Aquí entramos en la dialéctica entre las partes y el todo. Un poema es un organismo donde la forma y el fondo son inseparables; la estructura no es un corsé, sino el esqueleto que da sentido al cuerpo. Pongamos por caso un soneto de Shakespeare (cualquiera de los 154 que se publicaron juntos en 1609), con sus catorce versos y su giro conceptual en el terceto final, maquinarias perfectas para el argumento: presenta una premisa, la desarrolla y la resuelve o complica con elegancia intelectual. La ruptura de esa forma tendría un efecto disonante, quizás buscado, porque la armonía o la disonancia son decisiones estéticas. En "Residencia en la tierra", Pablo Neruda emplea imágenes deliberadamente disruptivas y una sintaxis laberíntica para reflejar la crisis del sujeto moderno:
Entre sombra y espacio, entre guarniciones y doncellas, / dotado de corazón singular y sueños funestos, /precipitadamente pálido, marchito en la frente / y con luto de viudo furioso por cada día de vida, / ay, para cada agua invisible que bebo soñolientamente / y de todo sonido que acojo temblando, / tengo la misma sed ausente y la misma fiebre fría / y un oído que nace, y una angustia mediocridad.
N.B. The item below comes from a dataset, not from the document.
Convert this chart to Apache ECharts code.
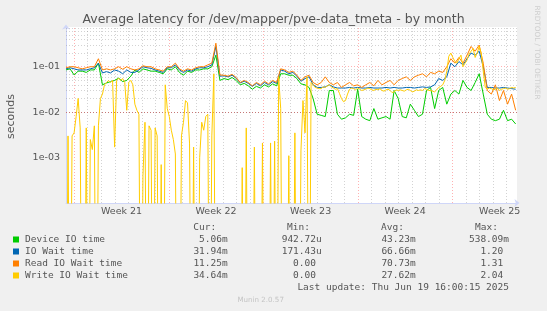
<!DOCTYPE html>
<html><head><meta charset="utf-8">
<script src="https://cdn.jsdelivr.net/npm/echarts@6/dist/echarts.min.js"></script>
<style>html,body{margin:0;padding:0;background:#f0f0f0;}#c{width:547px;height:311px;}</style>
</head><body><div id="c"></div>
<script>
// ---- data ----
const seriesNames = ['Device IO time', 'IO Wait time', 'Read IO Wait time', 'Write IO Wait time'];
const seriesColors = ['#00cc00', '#0066b3', '#ff8000', '#ffcc00'];
const stepDays = 0.3;       // sample spacing (days from the graph's left edge)
const writeStepDays = 0.15; // finer sampling for the spiky write series

const deviceIO = [
  0.085, 0.09, 0.066, 0.08, 0.08, 0.075, 0.085, 0.085, 0.12, 0.04,
  0.044, 0.047, 0.05, 0.056, 0.047, 0.05, 0.062, 0.085, 0.075, 0.09,
  0.085, 0.08, 0.08, 0.075, 0.07, 0.09, 0.085, 0.1, 0.075, 0.065,
  0.08, 0.075, 0.085, 0.085, 0.09, 0.09, 0.1, 0.18, 0.05,
  0.055, 0.052, 0.058, 0.05, 0.04, 0.043, 0.038, 0.032, 0.037, 0.034, 0.04, 0.036, 0.042, 0.038, 0.07, 0.07, 0.065, 0.065, 0.055, 0.042, 0.04, 0.035, 0.02,
  0.009, 0.0085, 0.008, 0.03, 0.03, 0.009, 0.007, 0.0075, 0.009, 0.0085, 0.032, 0.008, 0.007, 0.0065, 0.012,
  0.007, 0.0075, 0.008, 0.007, 0.03, 0.02, 0.008, 0.0075, 0.015, 0.011, 0.008, 0.009, 0.03, 0.035, 0.012, 0.03, 0.035,
  0.015, 0.025, 0.03, 0.025, 0.05, 0.035, 0.03, 0.045, 0.07, 0.025, 0.009, 0.007, 0.0065, 0.007, 0.011, 0.0065, 0.007, 0.0055
];
const ioWait = [
  0.09, 0.095, 0.09, 0.085, 0.085, 0.085, 0.09, 0.095, 0.12, 0.073,
  0.078, 0.073, 0.085, 0.08, 0.07, 0.085, 0.075, 0.075, 0.085, 0.1,
  0.095, 0.092, 0.085, 0.08, 0.075, 0.095, 0.095, 0.11, 0.085, 0.075,
  0.085, 0.08, 0.09, 0.095, 0.095, 0.1, 0.11, 0.28, 0.062,
  0.063, 0.06, 0.065, 0.056, 0.044, 0.048, 0.043, 0.037, 0.043, 0.038, 0.045, 0.04, 0.047, 0.043, 0.085, 0.08, 0.07, 0.075, 0.062, 0.048, 0.055, 0.06, 0.04,
  0.035, 0.035, 0.036, 0.04, 0.036, 0.034, 0.034, 0.034, 0.035, 0.034, 0.035, 0.034, 0.034, 0.035, 0.034,
  0.034, 0.034, 0.035, 0.034, 0.035, 0.034, 0.034, 0.035, 0.035, 0.034, 0.035, 0.036, 0.035, 0.036, 0.04, 0.055, 0.05,
  0.06, 0.12, 0.1, 0.13, 0.11, 0.15, 0.2, 0.18, 0.22, 0.1, 0.035, 0.035, 0.034, 0.034, 0.035, 0.034, 0.033, 0.032
];
const readWait = [
  0.095, 0.1, 0.1, 0.095, 0.09, 0.095, 0.1, 0.1, 0.15, 0.085,
  0.09, 0.085, 0.09, 0.1, 0.088, 0.1, 0.09, 0.085, 0.09, 0.105,
  0.1, 0.1, 0.09, 0.085, 0.08, 0.1, 0.1, 0.12, 0.09, 0.08,
  0.09, 0.085, 0.095, 0.1, 0.1, 0.11, 0.12, 0.33, 0.066,
  0.065, 0.062, 0.068, 0.058, 0.045, 0.05, 0.045, 0.038, 0.045, 0.04, 0.048, 0.042, 0.05, 0.045, 0.09, 0.085, 0.075, 0.08, 0.065, 0.05, 0.06, 0.065, 0.045,
  0.04, 0.045, 0.06, 0.045, 0.04, 0.045, 0.035, 0.04, 0.045, 0.038, 0.04, 0.035, 0.04, 0.045, 0.038,
  0.05, 0.04, 0.045, 0.05, 0.04, 0.05, 0.055, 0.06, 0.05, 0.06, 0.065, 0.07, 0.06, 0.075, 0.07, 0.08, 0.075,
  0.1, 0.15, 0.12, 0.16, 0.12, 0.18, 0.28, 0.22, 0.3, 0.12, 0.03, 0.025, 0.04, 0.018, 0.03, 0.015, 0.025, 0.011
];
// 0 = no write wait in that interval (drawn off the bottom of the log scale, as rrdtool does)
const writeWait = [
  0, 0.003, 0, 0.003, 0.0035, 0.008, 0.02, 0.0045, 0, 0,
  0.0045, 0, 0.0025, 0.0015, 0.005, 0, 0.005, 0.02, 0.025, 0.04,
  0.045, 0.05, 0.045, 0.05, 0.0017, 0.05, 0.056, 0.05, 0.055, 0.045,
  0.011, 0.045, 0.05, 0.04, 0.015, 0.011, 0.009, 0, 0.0004, 0.006,
  0, 0.005, 0.004, 0, 0.0045, 0.003, 0, 0.0007, 0, 0.04,
  0.012, 0.008, 0.004, 0.0025, 0.0012, 0, 0, 0.003, 0.006, 0.018,
  0.016, 0.002, 0, 0.0017, 0, 0, 0.001, 0.006, 0.004, 0.008,
  0.009, 0, 0.003, 0.07, 0, 0, 0, 0, 0, 0,
  0, 0, 0, 0, 0, 0, 0, 0.0006, 0, 0.0045,
  0, 0, 0, 0.0017, 0, 0, 0, 0.0021, 0, 0,
  0, 0.0021, 0, 0.0023, 0, 0.06, 0.012, 0, 0, 0,
  0.0011, 0, 0, 0.0035, 0, 0, 0.0014, 0.018, 0.0035, 0.06,
  0, 0.045, 0.04, 0.035,
  0.034, 0.033, 0.033, 0.036, 0.035, 0.038, 0.04, 0.036, 0.034, 0.032,
  0.033, 0.026, 0.02, 0.017, 0.018, 0.025, 0.032, 0.034, 0.033, 0.031,
  0.034, 0.032, 0.03, 0.031, 0.032, 0.034, 0.033, 0.031, 0.03, 0.032,
  0.031, 0.033, 0.03, 0.029, 0.031, 0.032, 0.03, 0.027, 0.028, 0.031,
  0.03, 0.031, 0.03, 0.029, 0.031, 0.032, 0.03, 0.028, 0.029, 0.031,
  0.03, 0.031, 0.03, 0.033, 0.032, 0.03, 0.03, 0.029, 0.028, 0.031,
  0.035, 0.037, 0.04, 0.05, 0.08, 0.17, 0.2, 0.16, 0.13, 0.12,
  0.15, 0.18, 0.1, 0.12, 0.14, 0.19, 0.22, 0.25, 0.16, 0.2,
  0.28, 0.2, 0.08, 0.035, 0.032, 0.034, 0.033, 0.031, 0.032, 0.034,
  0.03, 0.032, 0.033, 0.034, 0.032, 0.033, 0.035, 0.034, 0.035
];

const weekLabels = ['Week 21', 'Week 22', 'Week 23', 'Week 24', 'Week 25'];
const weekStarts = [0.615, 7.615, 14.615, 21.615, 28.615]; // days from left edge
const xMax = 33.4;
const yMin = 1e-4, yMax = 0.75;
const logFloor = 1e-9; // where zero values are placed (far below the visible range)

const statHeaders = ['Cur:', 'Min:', 'Avg:', 'Max:'];
const statsCur = ['5.06m', '31.94m', '11.25m', '34.64m'];
const statsMin = ['942.72u', '171.43u', '0.00 ', '0.00 '];
const statsAvg = ['43.23m', '66.66m', '70.73m', '27.62m'];
const statsMax = ['538.09m', '1.20 ', '1.31 ', '2.04 '];
const lastUpdate = 'Last update: Thu Jun 19 16:00:15 2025';
const titleText = 'Average latency for /dev/mapper/pve-data_tmeta - by month';

// ---- chart ----
const chart = echarts.init(document.getElementById('c'), null, { renderer: 'canvas' });
const seriesValues = [deviceIO, ioWait, readWait, writeWait];
const seriesSteps = [stepDays, stepDays, stepDays, writeStepDays];

const GRAY = 'rgba(150,150,150,0.42)';
const RED = 'rgba(255,70,70,0.42)';
const gridLines = [];
for (let k = 0; weekStarts[0] + k < xMax; k++) {
  gridLines.push({ xAxis: weekStarts[0] + k, lineStyle: { color: k % 7 === 0 ? RED : GRAY } });
}
for (let e = -4; e <= -1; e++) {
  for (let m = 1; m <= 9; m++) {
    const v = m * Math.pow(10, e);
    if (v > yMin * 1.0001 && v < yMax) gridLines.push({ yAxis: v, lineStyle: { color: m === 1 ? RED : GRAY } });
  }
}

const series = [{
  type: 'line', data: [[0, 0.1]], showSymbol: false, symbol: 'none',
  lineStyle: { opacity: 0 }, silent: true, z: 1,
  markLine: {
    silent: true, symbol: ['none', 'none'], label: { show: false }, z: 1,
    lineStyle: { width: 1, type: [1, 2] }, emphasis: { disabled: true },
    animation: false, data: gridLines
  }
}];
seriesValues.forEach((vals, s) => {
  series.push({
    name: seriesNames[s], type: 'line', showSymbol: false, symbol: 'none',
    data: vals.map((v, i) => [i * seriesSteps[s], v > 0 ? v : logFloor]),
    lineStyle: { width: 1, color: seriesColors[s] }, itemStyle: { color: seriesColors[s] },
    clip: true, z: 2 + s, emphasis: { disabled: true }
  });
});

const labelFont = { color: '#555', fontSize: 9.5, fontFamily: 'DejaVu Sans' };
const mono = '9.5px "DejaVu Sans Mono"';
const textCol = '#555';
const graphics = [
  { type: 'text', x: 273.5, y: 19.5, style: { text: titleText, font: '12.5px "DejaVu Sans"', fill: textCol, align: 'center', verticalAlign: 'middle' } },
  { type: 'text', x: 10.7, y: 116.5, rotation: Math.PI / 2, style: { text: 'seconds', font: '11px "DejaVu Sans"', fill: textCol, align: 'center', verticalAlign: 'middle' } },
  { type: 'text', x: 536.5, y: 52.5, rotation: -Math.PI / 2, style: { text: 'RRDTOOL / TOBI OETIKER', font: '7.3px "DejaVu Sans"', fill: '#cfcfcf', align: 'center', verticalAlign: 'middle' } },
  { type: 'text', x: 260.7, y: 300, style: { text: 'Munin 2.0.57', font: '7.1px "DejaVu Sans"', fill: '#c4c4c4', align: 'center', verticalAlign: 'middle' } },
  { type: 'text', x: 509, y: 287.7, style: { text: lastUpdate, font: mono, fill: textCol, align: 'right', verticalAlign: 'middle' } }
];
const headerX = [193.3, 287, 381, 475];
const colRight = [227.7, 321.7, 415.7, 509];
statHeaders.forEach((h, c) => graphics.push({ type: 'text', x: headerX[c], y: 227.5, style: { text: h, font: mono, fill: textCol, align: 'left', verticalAlign: 'middle' } }));
const cols = [statsCur, statsMin, statsAvg, statsMax];
seriesNames.forEach((n, r) => {
  const y = 239.5 + r * 12;
  graphics.push({ type: 'rect', shape: { x: 13, y: y - 3, width: 6, height: 6 }, style: { fill: seriesColors[r] } });
  graphics.push({ type: 'text', x: 25, y: y, style: { text: n, font: mono, fill: textCol, align: 'left', verticalAlign: 'middle' } });
  cols.forEach((col, c) => graphics.push({ type: 'text', x: colRight[c], y: y, style: { text: col[r], font: mono, fill: textCol, align: 'right', verticalAlign: 'middle' } }));
});

const AXIS = '#cfd6f8';
const option = {
  backgroundColor: '#f0f0f0',
  animation: false,
  grid: { left: 66, top: 27, width: 451, height: 176, show: true, backgroundColor: '#ffffff', borderWidth: 0 },
  xAxis: {
    type: 'value', min: 0, max: xMax,
    axisLine: { show: true, onZero: false, lineStyle: { color: AXIS, width: 1 }, symbol: ['none', 'arrow'], symbolSize: [6, 5], symbolOffset: [0, 2.5] },
    axisTick: { show: false }, splitLine: { show: false },
    axisLabel: Object.assign({
      margin: 4,
      customValues: weekStarts.map(w => w + 3.5),
      formatter: v => weekLabels[Math.round((v - 3.5 - weekStarts[0]) / 7)] || ''
    }, labelFont)
  },
  yAxis: {
    type: 'log', logBase: 10, min: yMin, max: yMax,
    axisLine: { show: true, lineStyle: { color: AXIS, width: 1 }, symbol: ['none', 'arrow'], symbolSize: [6, 5], symbolOffset: [0, 2.5] },
    axisTick: { show: false }, splitLine: { show: false }, minorTick: { show: false },
    axisLabel: Object.assign({
      margin: 6, showMinLabel: false, showMaxLabel: false,
      formatter: v => {
        const e = Math.round(Math.log10(v));
        return '1e' + (e < 0 ? '-' : '+') + String(Math.abs(e)).padStart(2, '0');
      }
    }, labelFont)
  },
  series: series,
  graphic: graphics
};
chart.setOption(option);
</script>
</body></html>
La "fealdad" controlada es aquí más elocuente que cualquier belleza predecible.
Escribir un poema, entonces, es una forma de escucha activa. El poeta no impone una idea sobre el lenguaje: negocia con él; "el poeta no sabe lo que va a decir hasta que lo ha dicho", escribió Octavio Paz (1914-1998) en “El arco y la lira” (1956): el proceso de hacer un poema es de descubrimiento.
Lo diré como lo he vivido. Comienza con una intuición, una imagen, un ritmo obstinado que repica en la mente; a partir de ahí, se teje la red: se prueba una palabra, se descarta, se busca otra que, además de significar algo, haga algo: aliteración, una rica asonancia, un corte abrupto. La puntuación y el espacio en blanco (oh, Juan Ramón Jiménez) se convierten en instrumentos de respiración y significado; los espacios en los versos de un poeta visual como Apollinaire (véanse su “Caligramas”, 1918) no son caprichos, son la materialización del contenido.
El oficio, la técnica, es lo que permite que la ignición inicial no se apague en un gesto vago, sino que se convierta en una llama sostenida. Es el conocimiento y práctica sabia de los recursos de la retórica —metáfora, metonimia, sinestesia, aliteración, anáfora, elipsis, asíndeton, hipérbaton, prosopopeya, enumeración, gradación, oxímoron…— no como fórmulas, sino como herramientas para excavar más hondo. La metáfora no es un simple adorno comparativo, es "un operador de conciencia", decía José Ángel Valente, un dispositivo que establece conexiones insospechadas entre realidades distantes. Cuando Francisco de Quevedo escribió: "Polvo serán, mas polvo enamorado", no expresaba solo un arrebato emocional: condensaba toda una filosofía en esa metáfora: la muerte vence al cuerpo, pero no al amor, que perdura incluso en la materia más ínfima.
Al final, leer y escribir poesía son dos caras de la misma moneda: un acto de atención radical. Es detenerse ante el prodigio de que unas cuantas palabras, dispuestas en un orden único, puedan contener tanta vida. No se trata de descifrar un código, sino de permitir que el poema nos habite, que resuene en nuestra propia caja de resonancia interior. “En la literatura todo es un regreso a casa”, solía repetir el poeta Efraín Huerta (1914-1982). El poema nos devuelve, una y otra vez, al asombro originario del lenguaje. A su fábrica. A su misterio.